Learn from the women’s game. The LGFA has got it right with the clock (in major venues) taking the timing of games away from the referees. The same happens in basketball. The clock stops when there is a hold up in play. Then there are no grounds for dispute. I have seen too many games where the referee played too much overtime, or too little, and the winning scores came during the extended time. Recently I witnessed 13 minutes added on by a referee. There is a lot of stoppage time in 13 minutes.

Spectators have watches and stopwatches/timers on their phones, so then the arguments commence. That time added on is at the discretion of the referee. He has too much to do already and more advisory discretion should be given to umpires and linesmen. In the absence of a clock, let the other officials bear that responsibility.

Get rid of the water-breaks too. Too often they influence the flow of the play. Pardon the pun, but too often they also change the run of play.

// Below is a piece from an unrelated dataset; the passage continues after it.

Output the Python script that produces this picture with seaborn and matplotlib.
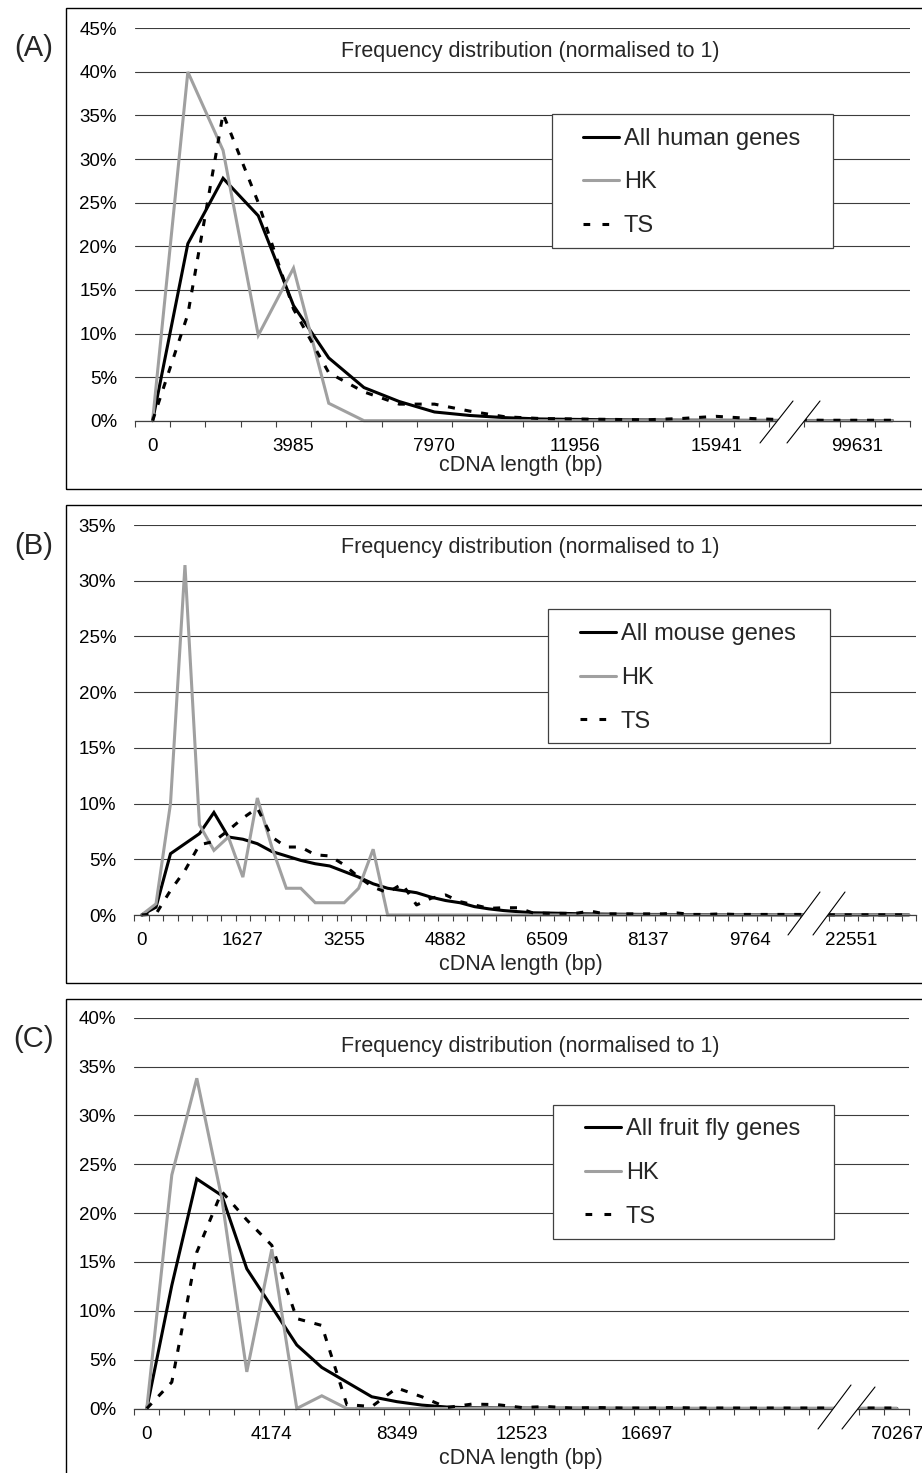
import matplotlib
matplotlib.use("Agg")
import matplotlib.pyplot as plt
import seaborn as sns
import pandas as pd
import numpy as np
from matplotlib.patches import Rectangle, Polygon
from matplotlib.lines import Line2D

# ---------------- data (percent of genes per cDNA-length bin) ----------------
A_tick_bins = [0, 4, 8, 12, 16, 20]
A_tick_labels = ["0", "3985", "7970", "11956", "15941", "99631"]
A_all = [0, 20.3, 27.8, 23.5, 13.2, 7.2, 3.8, 2.2, 1.0, 0.6, 0.35, 0.2, 0.15, 0.1,
         0.08, 0.06, 0.05, 0.04, 0.03, 0.02, 0.02, 0.01]
A_hk = [0, 40.0, 31.0, 9.8, 17.5, 2.0, 0, 0, 0, 0, 0, 0, 0, 0, 0, 0, 0, 0, 0, 0, 0, 0]
A_ts = [0, 12.2, 35.2, 25.0, 12.8, 5.5, 3.3, 1.9, 1.9, 1.1, 0.45, 0.25, 0.2, 0.15,
        0.1, 0.25, 0.5, 0.25, 0.1, 0.05, 0.05, 0.05]

B_tick_bins = [0, 7, 14, 21, 28, 35, 42, 49]
B_tick_labels = ["0", "1627", "3255", "4882", "6509", "8137", "9764", "22551"]
B_all = [0, 0.7, 5.5, 6.4, 7.3, 9.2, 7.0, 6.8, 6.4, 5.7, 5.3, 4.9, 4.6, 4.4, 3.9, 3.4,
         2.8, 2.4, 2.2, 2.0, 1.6, 1.3, 1.1, 0.75, 0.55, 0.4, 0.3, 0.2, 0.18, 0.15, 0.12,
         0.1, 0.08, 0.07, 0.06, 0.05, 0.05, 0.04, 0.03, 0.03, 0.02, 0.02, 0.02, 0.02,
         0.01, 0.01, 0.01, 0.01, 0.01, 0.01, 0.01, 0.01, 0.01, 0.01]
B_hk = [0, 1.0, 10.0, 31.4, 8.1, 5.8, 7.0, 3.4, 10.5, 6.1, 2.4, 2.4, 1.1, 1.1, 1.1, 2.4,
        5.9, 0, 0, 0, 0, 0, 0, 0, 0, 0, 0, 0, 0, 0, 0, 0, 0, 0, 0, 0, 0, 0, 0, 0, 0,
        0, 0, 0, 0, 0, 0, 0, 0, 0, 0, 0, 0, 0]
B_ts = [0, 0.1, 2.2, 4.0, 6.3, 6.6, 7.6, 8.7, 9.6, 7.0, 6.1, 6.1, 5.4, 5.3, 4.5, 3.4,
        2.5, 2.0, 2.8, 0.9, 1.5, 1.8, 1.2, 0.9, 0.6, 0.65, 0.65, 0.2, 0.15, 0.15, 0.15,
        0.35, 0.1, 0.1, 0.1, 0.1, 0.1, 0.18, 0.05, 0.05, 0.1, 0.05, 0.05, 0.05, 0.05,
        0.05, 0.05, 0.02, 0.02, 0.02, 0.02, 0.02, 0.02, 0.02]

C_tick_bins = [0, 5, 10, 15, 20, 30]
C_tick_labels = ["0", "4174", "8349", "12523", "16697", "70267"]
C_all = [0, 12.6, 23.5, 21.8, 14.3, 10.4, 6.5, 4.2, 2.7, 1.2, 0.7, 0.35, 0.15, 0.07,
         0.05, 0.04, 0.03, 0.03, 0.02, 0.02, 0.02, 0.01, 0.01, 0.01, 0.01, 0.01, 0.01,
         0.01, 0.01, 0.01, 0.01]
C_hk = [0, 23.9, 33.8, 21.5, 3.75, 16.3, 0, 1.3, 0, 0, 0, 0, 0, 0, 0, 0, 0, 0, 0, 0,
        0, 0, 0, 0, 0, 0, 0, 0, 0, 0, 0]
C_ts = [0, 2.7, 16.0, 22.2, 19.3, 16.7, 9.2, 8.5, 0.4, 0.2, 2.1, 1.2, 0.1, 0.45, 0.4,
        0.1, 0.2, 0.05, 0.1, 0.05, 0.05, 0.1, 0.05, 0.05, 0.05, 0.05, 0.05, 0.05, 0.05,
        0.05, 0.05]

A_names = ["All human genes", "HK", "TS"]
B_names = ["All mouse genes", "HK", "TS"]
C_names = ["All fruit fly genes", "HK", "TS"]

TITLE = "Frequency distribution (normalised to 1)"
XLABEL = "cDNA length (bp)"

# ---------------- style ----------------
sns.set_theme(style="white")
plt.rcParams["font.family"] = ["Liberation Sans", "DejaVu Sans"]

W, H = 922, 1473
fig = plt.figure(figsize=(W / 100, H / 100), dpi=100)


def fx(px):
    return px / W


def fy(py):
    return 1 - py / H


GRID = "#3c3c3c"
LW = 2.2
DASH = (2.3, 3.2)
LEG_DASH = (2.2, 4.0)
GRAY = "#a0a0a0"


def panel(letter, box, plot, all_v, hk_v, ts_v, names, tick_bins, tick_labels, ymax,
          legend_box, handle_x, legend_cy, title_base, xlabel_base, brk, label_cy):
    left, right, top, bottom = plot
    ax = fig.add_axes([fx(left), fy(bottom), (right - left) / W, (bottom - top) / H])
    n = len(all_v)
    df = pd.DataFrame({
        "bin": list(range(n)) + list(range(n)) + list(range(n)),
        "pct": list(all_v) + list(hk_v) + list(ts_v),
        "series": [names[0]] * n + [names[1]] * n + [names[2]] * n,
    })
    pal = {names[0]: "black", names[1]: GRAY, names[2]: "black"}
    dsh = {names[0]: "", names[1]: "", names[2]: DASH}
    sns.lineplot(data=df, x="bin", y="pct", hue="series", style="series",
                 hue_order=names, style_order=names, palette=pal, dashes=dsh,
                 linewidth=LW, errorbar=None, legend=False, ax=ax)
    for ln in ax.lines:
        ln.set_clip_on(False)
        ln.set_solid_joinstyle("miter")
        ln.set_dash_capstyle("butt")
    ax.set_xlim(-0.5, n - 0.5)
    ax.set_ylim(0, ymax)
    ax.set_xlabel("")
    ax.set_ylabel("")
    yt = list(range(0, ymax + 1, 5))
    ax.set_yticks(yt)
    ax.set_yticklabels([f"{v}%" for v in yt], fontsize=13.5)
    ax.yaxis.grid(True, color=GRID, lw=0.8)
    ax.xaxis.grid(False)
    ax.set_axisbelow(True)
    for s in ("left", "top", "right"):
        ax.spines[s].set_visible(False)
    ax.spines["bottom"].set_color("#404040")
    ax.spines["bottom"].set_linewidth(0.9)
    ax.tick_params(axis="y", length=0, pad=13, labelcolor="black")
    # category boundaries as tick marks, labels at category centres
    ax.set_xticks(np.arange(n + 1) - 0.5)
    ax.set_xticklabels([])
    ax.set_xticks(tick_bins, minor=True)
    ax.set_xticklabels(tick_labels, minor=True, fontsize=13.5)
    ax.tick_params(axis="x", which="major", length=4.3, width=0.8, color="#404040",
                   direction="out", bottom=True)
    ax.tick_params(axis="x", which="minor", length=0, pad=12.5, labelcolor="black",
                   bottom=True)

    # axis break
    (s1a, s1b), (s2a, s2b) = brk
    poly = Polygon([fig.transFigure.transform((fx(p[0]), fy(p[1]))) for p in (s1a, s1b, s2b, s2a)],
                   closed=True, facecolor="white", edgecolor="none", zorder=10,
                   transform=None, clip_on=False)
    ax.add_artist(poly)
    for a, b in ((s1a, s1b), (s2a, s2b)):
        ax.add_artist(Line2D([fx(a[0]), fx(b[0])], [fy(a[1]), fy(b[1])],
                             transform=fig.transFigure, color="black", lw=0.8,
                             zorder=11, clip_on=False))

    # legend box and legend
    x0, y0, x1, y1 = legend_box
    ax.add_patch(Rectangle((fx(x0), fy(y1)), (x1 - x0) / W, (y1 - y0) / H,
                           transform=fig.transFigure, facecolor="white",
                           edgecolor="#404040", lw=0.9, zorder=4, clip_on=False))
    handles = [Line2D([], [], color="black", lw=LW),
               Line2D([], [], color=GRAY, lw=LW),
               Line2D([], [], color="black", lw=LW, linestyle=(0, LEG_DASH),
                      dash_capstyle="butt")]
    ax.legend(handles, names, loc="center left",
              bbox_to_anchor=(fx(handle_x), fy(legend_cy)),
              bbox_transform=fig.transFigure, frameon=False, fontsize=17,
              handlelength=1.52, handletextpad=0.21, labelspacing=0.92,
              borderpad=0, borderaxespad=0)

    # texts and frame
    fig.text(fx(341), fy(title_base), TITLE, ha="left", va="baseline", fontsize=15.5)
    fig.text(fx(521), fy(xlabel_base), XLABEL, ha="center", va="baseline", fontsize=15.5)
    bx0, by0, bx1, by1 = box
    fig.add_artist(Rectangle((fx(bx0), fy(by1)), (bx1 - bx0) / W, (by1 - by0) / H,
                             transform=fig.transFigure, fill=False,
                             edgecolor="black", lw=1.0))
    fig.text(fx(33.5), fy(label_cy), letter, ha="center", va="center", fontsize=21)
    return ax


panel("(A)", (65.5, 8.3, 926, 489), (135, 910, 28.3, 420.7), A_all, A_hk, A_ts,
      A_names, A_tick_bins, A_tick_labels, 45, (552, 114, 833, 248), 583, 182.5,
      57.3, 471, (((760, 443), (793, 401)), ((787, 443), (820, 401))), 48)

panel("(B)", (65.5, 505, 926, 983), (134.3, 916, 525, 915), B_all, B_hk, B_ts,
      B_names, B_tick_bins, B_tick_labels, 35, (548, 609, 830, 743), 580, 678,
      552.7, 970, (((788, 935), (820, 892)), ((813, 935), (845, 892))), 546.5)

panel("(C)", (65.5, 999, 926, 1480), (134.3, 909.3, 1017.7, 1408.5), C_all, C_hk, C_ts,
      C_names, C_tick_bins, C_tick_labels, 40, (553, 1105, 834, 1239), 585, 1173,
      1052.3, 1464, (((818, 1429), (851, 1385)), ((842, 1429), (875, 1387))), 1039)

fig.savefig("out.png", dpi=100)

I would love to see the teams reduced to 13 players. Take out the full back and the full forward, create more space and set the scene for more open football. I have seen it used very successfully at colleges level and it is a joy to watch. Also, it would help rural clubs in particular, who are hard pressed to have 15 players available due to depopulation and other factors. It would help clubs to field their own team instead of being forced to join up with their neighbouring parish, probably their greatest rivals for many years. Amalgamations are undesirable, but often necessary. I think of South Kerry clubs in particular.

There is an argument to get rid of all referees’ cards, red, yellow and black. For a start dump the black card. As it is, some players feign injuries, waste time and run down the clock. The 10-minute penalty and 14 players effectively means the sin-binned player returns after seven, six or dare I say five minutes. The timekeeper is the ref. He is not God almighty and he has enough to do.

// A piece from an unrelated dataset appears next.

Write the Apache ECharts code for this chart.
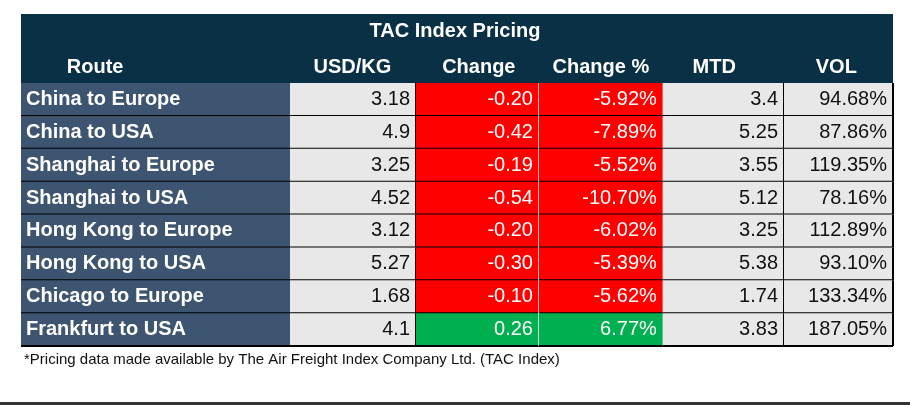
<!DOCTYPE html>
<html style="height: 100%">
<head><meta charset="utf-8"></head>
<body style="height: 100%; margin: 0; background: #fff">
<div id="container" style="height: 100%; width: 100%;"></div>
<script src="https://cdn.jsdelivr.net/npm/echarts@6/dist/echarts.min.js"></script>
<script>
const routes = ['China to Europe', 'China to USA', 'Shanghai to Europe', 'Shanghai to USA',
    'Hong Kong to Europe', 'Hong Kong to USA', 'Chicago to Europe', 'Frankfurt to USA'];
const usdKg = ['3.18', '4.9', '3.25', '4.52', '3.12', '5.27', '1.68', '4.1'];
const change = ['-0.20', '-0.42', '-0.19', '-0.54', '-0.20', '-0.30', '-0.10', '0.26'];
const changePct = ['-5.92%', '-7.89%', '-5.52%', '-10.70%', '-6.02%', '-5.39%', '-5.62%', '6.77%'];
const mtd = ['3.4', '5.25', '3.55', '5.12', '3.25', '5.38', '1.74', '3.83'];
const vol = ['94.68%', '87.86%', '119.35%', '78.16%', '112.89%', '93.10%', '133.34%', '187.05%'];
const headers = ['Route', 'USD/KG', 'Change', 'Change %', 'MTD', 'VOL'];

// column edges in percent of table width
const colEdges = [0, 30.85, 45.3, 59.4, 73.6, 87.5, 100];
const headerCenters = [8.5, 38, 52.5, 66.5, 79.5, 93.5];

var cells = [];
routes.forEach(function (r, i) {
    var up = parseFloat(change[i]) >= 0;
    var chgFill = up ? '#00b050' : '#ff0000';
    var cols = [r, usdKg[i], change[i], changePct[i], mtd[i], vol[i]];
    cols.forEach(function (t, c) {
        var fill = c === 0 ? '#3d5570' : (c === 2 || c === 3) ? chgFill : '#e8e8e8';
        var color = c === 0 ? '#fff' : (c === 2 || c === 3) ? '#fff' : '#111';
        cells.push([c, i, t, fill, color]);
    });
});

var chart = echarts.init(document.getElementById('container'));
chart.setOption({
    animation: false,
    grid: { left: 21, right: 17, top: 83, bottom: 61 },
    xAxis: { type: 'value', min: 0, max: 100, show: false },
    yAxis: { type: 'category', data: routes, inverse: true, show: false },
    series: [{
        type: 'custom',
        data: cells,
        renderItem: function (params, api) {
            var c = api.value(0), row = api.value(1);
            var d = cells[params.dataIndex];
            var p0 = api.coord([colEdges[c], row]);
            var p1 = api.coord([colEdges[c + 1], row]);
            var h = api.size([0, 1])[1];
            var x = p0[0], y = p0[1] - h / 2, w = p1[0] - p0[0];
            var kids = [{
                type: 'rect', shape: { x: x, y: y, width: w, height: h },
                style: { fill: d[3] }
            }, {
                type: 'line', shape: { x1: x, y1: y + h, x2: x + w, y2: y + h },
                style: { stroke: '#000', lineWidth: 2 }
            }];
            if (c >= 1) {
                kids.push({
                    type: 'line', shape: { x1: x + w, y1: y, x2: x + w, y2: y + h },
                    style: { stroke: c === 2 ? '#fff' : (c === 3 || c === 6) ? 'rgba(0,0,0,0)' : '#000', lineWidth: c === 2 ? 1.5 : 2 }
                });
            }
            kids.push({
                type: 'text',
                style: {
                    text: d[2], x: c === 0 ? x + 5 : x + w - 6, y: y + h / 2,
                    textAlign: c === 0 ? 'left' : 'right', textVerticalAlign: 'middle',
                    fill: d[4], font: (c === 0 ? 'bold ' : '') + '20px "Liberation Sans", Arial, sans-serif'
                }
            });
            return { type: 'group', children: kids };
        }
    }],
    graphic: [
        { type: 'rect', left: 21, top: 14, shape: { width: 872, height: 69 }, style: { fill: '#0a3045' } },
        { type: 'text', left: 'center', top: 21, style: { text: 'TAC Index Pricing', fill: '#fff', font: 'bold 20px "Liberation Sans", Arial, sans-serif' } }
    ].concat(headers.map(function (h, i) {
        return {
            type: 'text', x: 21 + headerCenters[i] * 8.72, y: 67,
            style: { text: h, fill: '#fff', textAlign: 'center', textVerticalAlign: 'middle', font: 'bold 20px "Liberation Sans", Arial, sans-serif' }
        };
    })).concat([
        { type: 'text', left: 24, top: 352, style: { text: '*Pricing data made available by The Air Freight Index Company Ltd. (TAC Index)', fill: '#111', font: '15px "Liberation Sans", Arial, sans-serif' } },
        { type: 'rect', left: 0, top: 402, shape: { width: 910, height: 3 }, style: { fill: '#333' } }
    ])
});
</script>
</body>
</html>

The modern game of football has plenty going for it, but there are responsibilities on the GAA authorities, the referees, the managers and the players to improve the enjoyment of the game. Ditto for the spectators, the hurlers on the ditch, or in this case the footballers on the terraces. Too many are not conversant with the new rules. It is hard to blame them; there has been too much tricking around with the rules governing football that it can be hard to know the updated position.

That situation with local club rivalry and natural bias leads to misinterpretation and misrepresentation of the facts and rules that leads to difference of opinions, to put it very mildly.

Pity the poor ref having to make instant decisions, de facto on his own. Video analysis is not confined just to The Sunday Game. Many club games are also filmed. The ref can’t win. Who would want to be a referee? Certainly not for the money – a very modest €40 for a local senior game.

Is it a just reward for running the gauntlet of some players, or a few officials who spend half their time encroaching onto the pitch, and the tirade of abuse from spectators, usually personal, misguided and unwarranted?

Who’s reffing the game on Sunday next?